A 62-year-old retired Shi’a army officer, Majid, a widower with seven adult children all living in Baghdad, told Amnesty International in February that after attempting to find protection in Syria, with only the 50 lira (US$1) in his pocket, he had to return to Iraq. Even though he was extremely scared, he had lost hope, saying "If I die, I die." Majid fled Iraq in February 2008 after two of his nephews, Mansour and Sami, aged 17 and 19, were beheaded by members of an armed group north of Baghdad. He exhausted his savings in Syria and was soon left with nothing. Weeping, he explained to Amnesty International that he had no alternative but to return to Iraq.

Many European countries are now attempting to deport Iraqis, sometimes to some of the most dangerous parts of Iraq such as the south and central regions. In addition to taking direct actions forcing Iraqis to return, they are using indirect methods such as cutting off basic assistance and services to rejected asylum-seekers in order to force them to “voluntarily” return to Iraq.

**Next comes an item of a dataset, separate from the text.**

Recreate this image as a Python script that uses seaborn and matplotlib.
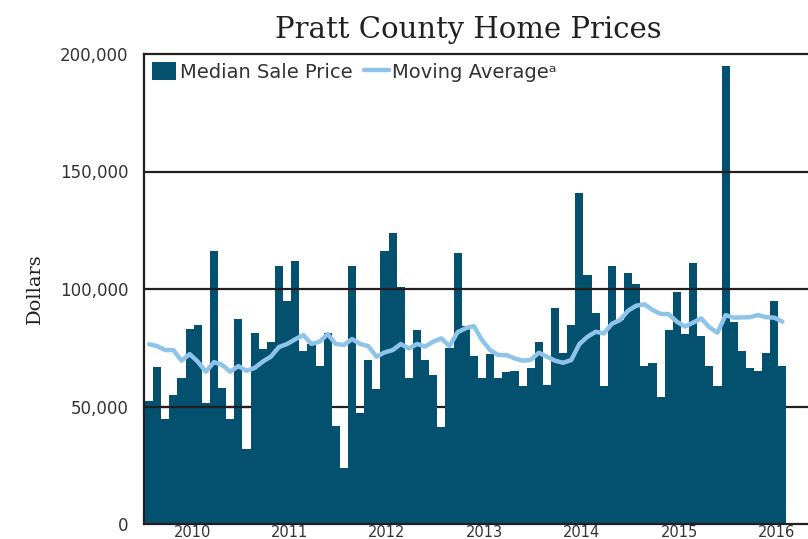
import numpy as np
import pandas as pd
import matplotlib
matplotlib.use("Agg")
import matplotlib.pyplot as plt
import seaborn as sns
from matplotlib.patches import Patch
from matplotlib.lines import Line2D

# ==========================
# data (monthly, Jan 2010 - Jul 2016)
# ==========================
years = ["2010", "2011", "2012", "2013", "2014", "2015", "2016"]

median_price = [
    52300, 66700, 44700, 54800, 62100, 83000, 84700, 51500, 116200, 57900, 44700, 87200,   # 2010
    32000, 81300, 74500, 77400, 109800, 94900, 111900, 73700, 76600, 67400, 81100, 41800,  # 2011
    24000, 109800, 47400, 69800, 57400, 116200, 123800, 100800, 62100, 82500, 69800, 63400,  # 2012
    41300, 74900, 115500, 84400, 71600, 62100, 72300, 62100, 64700, 65100, 58700, 66400,  # 2013
    77400, 59100, 92000, 72800, 84700, 140800, 105900, 89900, 58700, 109800, 87000, 106900,  # 2014
    102000, 67200, 68500, 54000, 82500, 98700, 80800, 111000, 80000, 67200, 58700, 194900,  # 2015
    86000, 73600, 66400, 65100, 72800, 94900, 67200,  # 2016
]

moving_avg = [
    76500, 75700, 74000, 74000, 69500, 72300, 69100, 64800, 68900, 67700, 64800, 67200,
    65200, 66400, 69100, 71200, 75300, 76600, 78600, 80400, 76600, 77600, 80800, 76600,
    76200, 78700, 76600, 75700, 71200, 73000, 74000, 76600, 74700, 76600, 75500, 77600,
    79000, 75700, 81600, 83300, 84200, 78300, 74000, 71900, 71900, 70500, 69500, 69800,
    72900, 71200, 69500, 68600, 69800, 76600, 79700, 81800, 81100, 85200, 86800, 90800,
    92900, 93500, 91100, 89400, 89300, 86100, 84000, 85700, 87500, 83700, 81400, 88900,
    87800, 87900, 88000, 88900, 88000, 87800, 86100,
]

df = pd.DataFrame({
    "month": np.arange(len(median_price)),
    "price": median_price,
    "avg": moving_avg,
})

# ==========================
# style
# ==========================
sns.set_style("white")
plt.rcParams["font.family"] = ["DejaVu Sans"]

bar_color = "#03506f"
line_color = "#8fc4ea"
ink = "#231f20"
label_ink = "#333333"

fig = plt.figure(figsize=(8.08, 5.39), dpi=100)
ax = fig.add_axes([144 / 808, 1 - 524 / 539, (808 - 144) / 808, (524 - 54) / 539])

# ==========================
# plot
# ==========================
sns.barplot(data=df, x="month", y="price", color=bar_color, width=1.0,
            saturation=1, linewidth=0, ax=ax, zorder=2)
sns.lineplot(data=df, x="month", y="avg", color=line_color, linewidth=3.2,
             ax=ax, zorder=4)

# horizontal rules
ax.axhline(50000, color=ink, lw=1.6, zorder=1)
ax.axhline(50000, xmin=0, xmax=0.16, color=ink, lw=1.6, zorder=3)
for v in [100000, 150000]:
    ax.axhline(v, color=ink, lw=1.6, zorder=3)

ax.set_xlim(-0.62, 81.15)
ax.set_ylim(0, 200000)

# spines
for side in ["left", "bottom", "top"]:
    ax.spines[side].set_color(ink)
    ax.spines[side].set_linewidth(1.6)
ax.spines["right"].set_visible(False)

# y axis
ax.set_yticks([0, 50000, 100000, 150000, 200000])
ax.set_yticklabels(["0", "50,000", "100,000", "150,000", "200,000"])
ax.tick_params(axis="y", length=0, pad=11, labelsize=12, labelcolor=label_ink)
ax.set_ylabel("Dollars", family="DejaVu Serif", fontsize=14, color=ink, labelpad=12)

# x axis: tick marks at year boundaries, labels mid-year
ax.set_xticks([-0.5 + 12 * i for i in range(7)])
ax.set_xticklabels([])
ax.set_xticks([5.3 + 12 * i for i in range(7)], minor=True)
ax.set_xticklabels(years, minor=True)
ax.tick_params(axis="x", which="major", direction="inout", length=9, width=1.4, color=ink)
ax.tick_params(axis="x", which="minor", length=0, pad=0.5, labelsize=10.5, labelcolor=label_ink)
ax.set_xlabel("")

# legend
handles = [
    Patch(facecolor=bar_color, edgecolor="none"),
    Line2D([0], [0], color=line_color, lw=3.2),
]
leg = ax.legend(handles, ["Median Sale Price", "Moving Averageᵃ"],
                loc="upper left", bbox_to_anchor=(0, 1), ncol=2, frameon=False,
                fontsize=14, handlelength=1.25, handleheight=1.1,
                handletextpad=0.2, columnspacing=0.6, borderaxespad=0.2,
                borderpad=0.2)
for t in leg.get_texts():
    t.set_color(label_ink)

fig.text(468 / 808, 1 - 30 / 539, "Pratt County Home Prices", ha="center", va="center",
         family="DejaVu Serif", fontsize=21, color=ink)

plt.savefig("out.png", dpi=100)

Sweden, which is host to the largest number of Iraqi refugees in Europe and once a positive example to its neighbours, has now changed its approach and is denying the vast majority of Iraqis protection and forcibly returning some to very dangerous areas.

Amnesty International is greatly concerned that the failure to respond to this crisis will worsen an already dire situation. Amongst other things, it is calling on the international community to:
• urgently and substantially raise sustainable financial assistance;
• end practices such as forcible returns that put lives at further risk;
• cease practices that result in coerced “voluntary” returns;
• allow individuals to seek paid employment; and
• extensively increase resettlement places for the most vulnerable refugees to start a new life in a third country.

Amnesty International is also calling on the governments of Syria, Jordan, Lebanon and Egypt, as well as those of other countries in the region, to allow unrestricted access to people fleeing Iraq, cease all deportations to Iraq, and grant refugees access to the labour market.

"The international community must make a true commitment to assist Iraq's displaced people by substantially boosting sustainable financial assistance, ending forcible returns, stopping practices that result in coerced voluntary returns and offering increased numbers of resettlement places," said Amnesty International.